The future of the casual seafood shack known as Smitty’s has been in jeopardy since 2021, when the property owner — a trust representing the family of founders Bill and Claudia Smith — put the marina on the market.
The trust allowed Clam Bar partners Patrice Popovic, Angelo DeRosa, and Todd Simpson to operate in 2022. Crowds have seemed extra thick this year, packing the weathered bayside landmark well before its 4 p.m. opening times to secure their spots.

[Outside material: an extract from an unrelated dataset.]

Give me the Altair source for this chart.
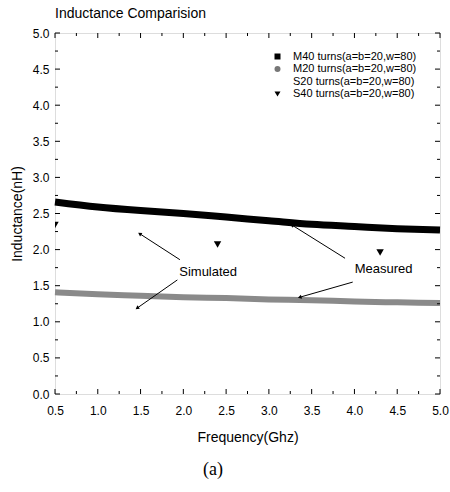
import altair as alt
import pandas as pd

# ---- data ----
freq = [0.5, 1.0, 1.5, 2.0, 2.5, 3.0, 3.5, 4.0, 4.5, 5.0]
m40 = [2.66, 2.59, 2.54, 2.50, 2.45, 2.40, 2.35, 2.32, 2.29, 2.27]
m20 = [1.41, 1.38, 1.36, 1.34, 1.33, 1.31, 1.30, 1.28, 1.27, 1.26]

s40_freq = [0.5, 2.4, 4.3]
s40_val = [2.34, 2.07, 1.96]
s20_freq = [0.5]
s20_val = [1.26]

series = ["M40 turns(a=b=20,w=80)", "M20 turns(a=b=20,w=80)",
          "S20 turns(a=b=20,w=80)", "S40 turns(a=b=20,w=80)"]

x_major = [0.5, 1.0, 1.5, 2.0, 2.5, 3.0, 3.5, 4.0, 4.5, 5.0]
x_minor = [0.75, 1.25, 1.75, 2.25, 2.75, 3.25, 3.75, 4.25, 4.75]
y_major = [0.0, 0.5, 1.0, 1.5, 2.0, 2.5, 3.0, 3.5, 4.0, 4.5, 5.0]
y_minor = [0.25, 0.75, 1.25, 1.75, 2.25, 2.75, 3.25, 3.75, 4.25, 4.75]

labels_text = ["Simulated", "Measured"]
labels_x = [2.29, 4.34]
labels_y = [1.69, 1.73]

arrow_tail_x = [1.96, 1.93, 3.89, 3.98]
arrow_tail_y = [1.86, 1.58, 1.88, 1.55]
arrow_head_x = [1.49, 1.46, 3.27, 3.36]
arrow_head_y = [2.22, 1.19, 2.34, 1.34]
arrow_angle = [303, 235, 302, 254]

W, H = 385, 361
FONT = "Liberation Sans"

xs = alt.Scale(domain=[0.5, 5.0], nice=False, zero=False)
ys = alt.Scale(domain=[0.0, 5.0], nice=False, zero=False)

bands = pd.DataFrame({
    "f": freq * 2,
    "v": m40 + m20,
    "s": [series[0]] * len(freq) + [series[1]] * len(freq),
})

pts = pd.DataFrame({
    "f": s40_freq + s20_freq,
    "v": s40_val + s20_val,
    "s": [series[3]] * len(s40_freq) + [series[2]] * len(s20_freq),
})

x_axis = alt.Axis(values=x_major, format=".1f", ticks=False, domain=False, grid=False,
                  labelFont=FONT, labelFontSize=12, labelColor="black", labelPadding=11,
                  labelOverlap=False,
                  title="Frequency(Ghz)", titleFont=FONT, titleFontSize=14,
                  titleFontWeight="normal", titleColor="black", titlePadding=14,
                  labelFlush=False)
y_axis = alt.Axis(values=y_major, format=".1f", ticks=False, domain=False, grid=False,
                  labelFont=FONT, labelFontSize=12, labelColor="black", labelPadding=6,
                  labelOverlap=False,
                  title="Inductance(nH)", titleFont=FONT, titleFontSize=14,
                  titleFontWeight="normal", titleColor="black", titlePadding=8,
                  labelFlush=False)

def X(field):
    return alt.X(field, scale=xs, axis=x_axis)

def Y(field):
    return alt.Y(field, scale=ys, axis=y_axis)

m40_line = alt.Chart(bands).transform_filter(alt.datum.s == series[0]).mark_line(
    color="black", strokeWidth=7, interpolate="monotone").encode(
    x=X("f:Q"), y=Y("v:Q"))
m20_line = alt.Chart(bands).transform_filter(alt.datum.s == series[1]).mark_line(
    color="#8a8a8a", strokeWidth=6, interpolate="monotone").encode(
    x=X("f:Q"), y=Y("v:Q"))

leg = alt.Legend(title=None, orient="none", legendX=217, legendY=18,
                 labelFont=FONT, labelFontSize=11, labelColor="black",
                 symbolSize=36, labelOffset=10, rowPadding=0.5,
                 padding=0, symbolStrokeWidth=0, symbolOpacity=1)

points = alt.Chart(pts).mark_point(filled=True, size=55, opacity=1, clip=True).encode(
    x=X("f:Q"), y=Y("v:Q"),
    shape=alt.Shape("s:N", scale=alt.Scale(domain=series,
                    range=["square", "circle", "M0,0", "triangle-down"]), legend=leg),
    color=alt.Color("s:N", scale=alt.Scale(domain=series,
                    range=["black", "#777777", "black", "black"]), legend=leg),
)

ann_txt = alt.Chart(pd.DataFrame({"t": labels_text, "x": labels_x, "y": labels_y})).mark_text(
    font=FONT, fontSize=13, color="black").encode(
    x=X("x:Q"), y=Y("y:Q"), text="t:N")

arr = pd.DataFrame({"x": arrow_tail_x, "y": arrow_tail_y, "x2": arrow_head_x,
                    "y2": arrow_head_y, "a": arrow_angle})
ann_rule = alt.Chart(arr).mark_rule(color="black", strokeWidth=1).encode(
    x=X("x:Q"), y=Y("y:Q"), x2="x2:Q", y2="y2:Q")
ann_head = alt.Chart(arr).mark_point(shape="triangle-up", filled=True, size=18,
                                     color="black", opacity=1).encode(
    x=X("x2:Q"), y=Y("y2:Q"), angle=alt.Angle("a:Q", scale=None))

# inward ticks (major / minor) on all four sides
xmaj = pd.DataFrame({"v": x_major})
xmin = pd.DataFrame({"v": x_minor})
ymaj = pd.DataFrame({"v": y_major})
ymin = pd.DataFrame({"v": y_minor})

def xt(df, L, bottom=True):
    return alt.Chart(df).mark_rule(color="black", strokeWidth=1).encode(
        x=X("v:Q"),
        y=alt.value(H if bottom else 0), y2=alt.value(H - L if bottom else L))

def yt(df, L, left=True):
    return alt.Chart(df).mark_rule(color="black", strokeWidth=1).encode(
        y=Y("v:Q"),
        x=alt.value(0 if left else W), x2=alt.value(L if left else W - L))

ticks = [xt(xmaj, 5), xt(xmin, 3), xt(xmaj, 5, False), xt(xmin, 3, False),
         yt(ymaj, 5), yt(ymin, 3), yt(ymaj, 5, False), yt(ymin, 3, False)]

caption = alt.Chart(pd.DataFrame({"t": ["(a)"]})).mark_text(
    font="Liberation Serif", fontSize=18, color="black", baseline="middle").encode(
    x=alt.value(158), y=alt.value(437), text="t:N")

chart = alt.layer(m40_line, m20_line, points, ann_rule, ann_head, ann_txt, *ticks, caption).properties(
    width=W, height=H,
    title=alt.TitleParams("Inductance Comparision", anchor="start", font=FONT, fontSize=14,
                          fontWeight="normal", color="black", offset=6, frame="group"),
    autosize=alt.AutoSizeParams(type="none"),
    padding={"left": 55, "top": 33, "right": 10, "bottom": 98},
).configure_view(stroke="black", strokeWidth=1.5).configure(background="white")

chart.save("out.html", embed_options={"renderer": "svg", "actions": False})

The 2022 season will end on Labor Day.
The deal to operate in 2023 was struck only Wednesday afternoon, said Popovic, who started at the Clam Bar in 1974 during her summer off from Pennsylvania State University. She met and fell in love with owner Peter Popovic, who had taken over the year before with friend Denis Dixon, who has since died.
In Smitty’s earlier summers, it was open 24 hours a day, driven by New Jersey’s 18-year-old drinking age and the absence of casinos in nearby Atlantic City.
It morphed into a family spot with bar seating and indoors tables and a menu that spans seafood styles from familiar fried flounder platters and baked scallops to more specialty preparations including halibut puttanesca and baked tuna in a garlic, ginger, and soy sauce. Customers routinely buy extra quarts of the chowder to freeze and portion out gingerly over the winter.
Popovic said the property’s $6 million price tag, which includes 136 boat slips, a boat ramp, and 75 storage spaces, is too steep for her and partners to acquire.